I also put together a list of programs that Congress did not rescind, as they show which IRA creations the GOP either deemed worthwhile or too depleted, a.k.a. obligated, to be worth the effort. Several big-ticket items jump out. As I’ve previously written, two rebate programs for home efficiency improvements remain intact, although most of the $8.8 billion in funding is currently paused. Drought mitigation, water access, and tribal electrification and climate resilience grants were also untouched. A $3 billion EPA program to reduce air pollution at ports made it through the gambit after an initial House draft of the OBBB had proposed killing it.
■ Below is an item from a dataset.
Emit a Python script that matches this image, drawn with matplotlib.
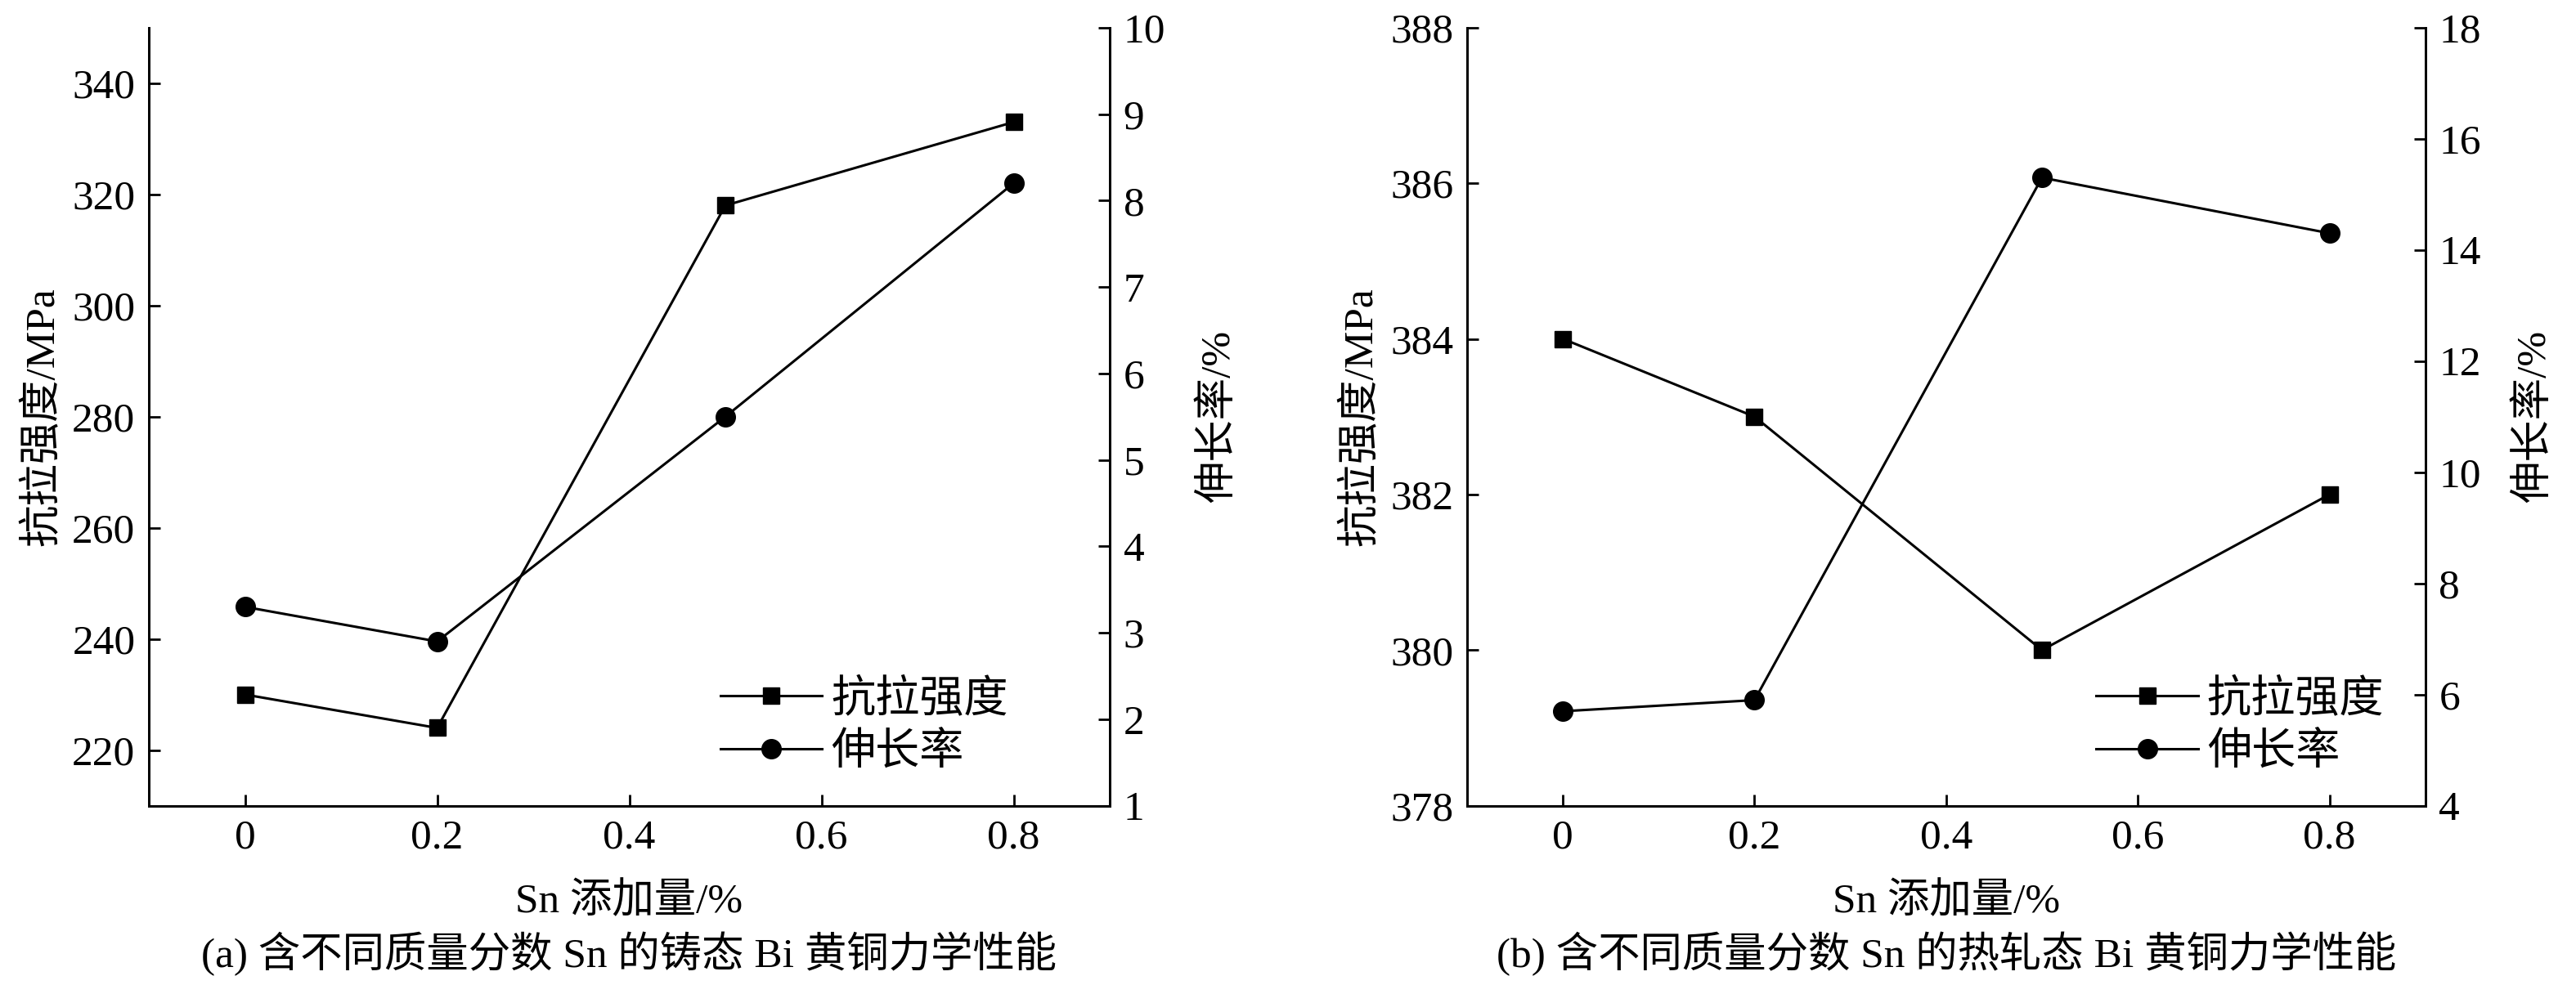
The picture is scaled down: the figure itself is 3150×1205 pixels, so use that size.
import numpy as np
import matplotlib
matplotlib.use("Agg")
import matplotlib.pyplot as plt

plt.rcParams["font.family"] = ["Liberation Serif", "Noto Sans CJK SC"]

sn = [0, 0.2, 0.5, 0.8]
x_ticks = [0, 0.2, 0.4, 0.6, 0.8]
x_ticklabels = ["0", "0.2", "0.4", "0.6", "0.8"]

# (a) cast state
cast_strength = [230, 224, 318, 333]
cast_elong = [3.3, 2.9, 5.5, 8.2]
# (b) hot-rolled state
rolled_strength = [384, 383, 380, 382]
rolled_elong = [5.7, 5.9, 15.3, 14.3]

panels = [
    dict(strength=cast_strength, elong=cast_elong,
         ylim=(210, 350), yticks=np.arange(220, 341, 20),
         y2lim=(1, 10), y2ticks=np.arange(1, 11, 1),
         caption="(a) 含不同质量分数 Sn 的铸态 Bi 黄铜力学性能",
         rect=[0.0578, 0.182, 0.373, 0.790], leg_x=0.553),
    dict(strength=rolled_strength, elong=rolled_elong,
         ylim=(378, 388), yticks=np.arange(378, 389, 2),
         y2lim=(4, 18), y2ticks=np.arange(4, 19, 2),
         caption="(b) 含不同质量分数 Sn 的热轧态 Bi 黄铜力学性能",
         rect=[0.5695, 0.182, 0.372, 0.790], leg_x=0.615),
]

fs = 37
lw = 2.2

fig = plt.figure(figsize=(31.5, 12.05), dpi=100)

for p in panels:
    ax = fig.add_axes(p["rect"])
    ax2 = ax.twinx()
    l1, = ax.plot(sn, p["strength"], color="black", lw=lw, marker="s",
                  markersize=15, label="抗拉强度")
    l2, = ax2.plot(sn, p["elong"], color="black", lw=lw, marker="o",
                   markersize=17, label="伸长率")
    ax.set_xlim(-0.1, 0.9)
    ax.set_ylim(*p["ylim"])
    ax2.set_ylim(*p["y2lim"])
    ax.set_xticks(x_ticks)
    ax.set_xticklabels(x_ticklabels)
    ax.set_yticks(p["yticks"])
    ax2.set_yticks(p["y2ticks"])
    for a in (ax, ax2):
        a.spines["top"].set_visible(False)
        for s in a.spines.values():
            s.set_linewidth(2)
        a.tick_params(direction="in", length=10, width=2, labelsize=fs, pad=12)
    ax.set_ylabel("抗拉强度/MPa", fontsize=fs, labelpad=8)
    ax2.set_ylabel("伸长率/%", fontsize=fs, labelpad=30)
    ax.set_xlabel("Sn 添加量/%", fontsize=fs, labelpad=22)
    ax.text(0.5, -0.19, p["caption"], transform=ax.transAxes, ha="center",
            va="center", fontsize=fs)
    ax2.legend([l1, l2], ["抗拉强度", "伸长率"], loc="lower left",
               bbox_to_anchor=(p["leg_x"], -0.01), frameon=False, fontsize=39,
               handlelength=2.3, handletextpad=0.2, labelspacing=0.25)

fig.savefig("out.png", dpi=100)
Republicans in Congress also preserved a nearly $10 billion program to help rural electric cooperatives invest in clean energy and energy efficiency. Rural coops disproportionately rely on coal-fired power plants, burdening their members with higher energy prices and dirtier air. While the National Rural Electric Cooperative Association is a major advocate for coal power and has applauded Trump’s moves to boost it, the group also championed the rural clean energy program, with its CEO telling E&E News last fall that the program was oversubscribed and that “there is an appetite for investing in clean energy.”

To be sure, the question of whether and to what extent the Trump administration will disburse previously obligated funds or continue to spend down the remaining programs is a big one. But the supposition that the OBBB “killed” the IRA is also not really accurate. Between obligated funds and the programs that weren’t rescinded, more than $105 billion could still flow into the economy to fight climate change.